1. second order differential equation with two variables, please have a look

I hope you are doing well..
At first let me introduce myself.. I am Mudhar an international Ph.D student in the University of Bradford, United Kingdom working in modeling of reverse osmosis units for wastewater treatment. Actually I have stacked with a solution of second order differential equation. Unfortunately I couldn't find a way to solve this problem ... please.
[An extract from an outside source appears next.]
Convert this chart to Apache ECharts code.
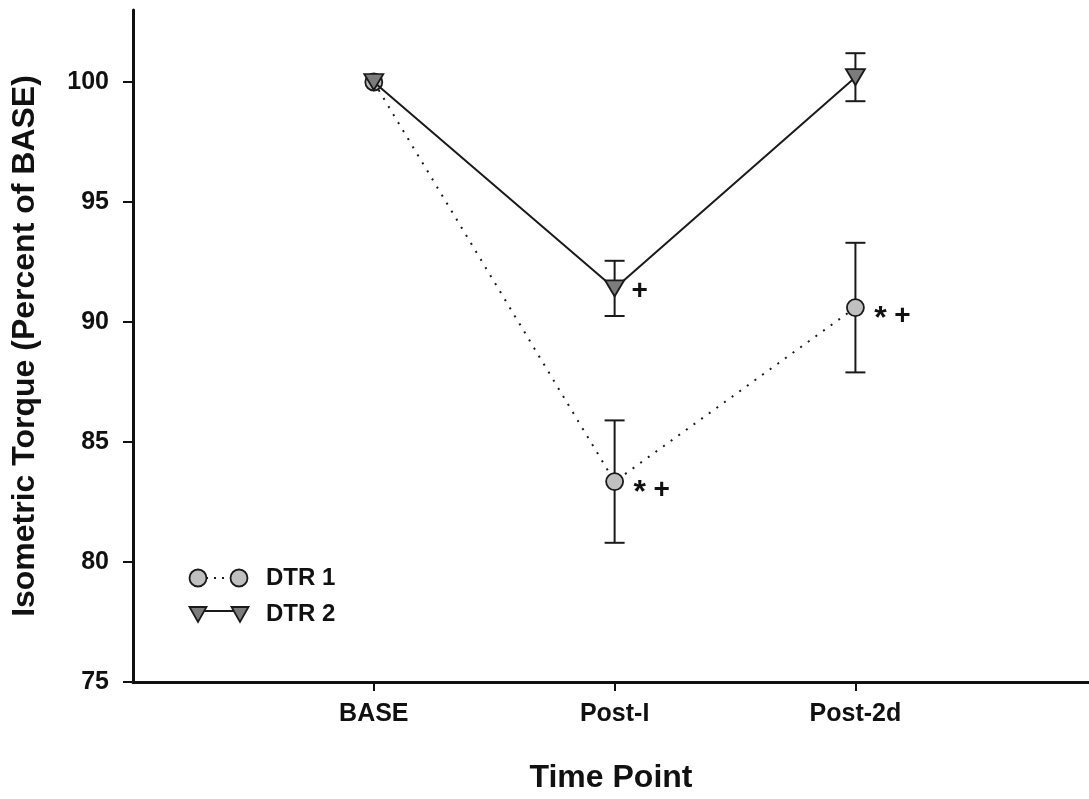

AS expected, In case if I can solve this equation this might guide me to construct my new model.
My equation has two variables in the right side of equation as mentioned below please
d2F(x) / dx2 ) = alpha * F(x)) / [ (Beta - (gama * C(x)) ]
where alpha , beta , gama are constants but F(x) and C(x) are variable with x dimension I have boundary conditions for this equation as

at x =0, F(x) = F(inlet), C(x) = C(inlet) at x = L , F(x) = F(outlet) , C(x) = C(outlet)
Please do me a fevour and have a look at my attachment and you definitely will let me know if there is a possible solution or not.
I will be waiting for your response even if takes a long time
Accept my apologize for inconvenience
Warm regards
Mudhar

2. Re: second order differential equation with two variables, please have a look

Hey mudharalaubedy.

3. Re: second order differential equation with two variables, please have a look

Oh sorry this is because i write down my specific problem even that i will do it now and thanks for reminding me and hope you might solve my threat
regards
mudhar

4. Re: second order differential equation with two variables, please have a look

So your equation is $\displaystyle \frac{d^2F}{dx^2}=\frac{\alpha F(x)}{\beta- \gamma C(x)}$?

And you have the values of both F and C at x= 0 and x= L?

The problem is that you have two different unknown functions, F and C, with only one equation. Generally, you cannot solve a single equation for two unknowns. For example, you could choose a number of different functions for C, as long as they satisfy the boundary conditions, and solve for F.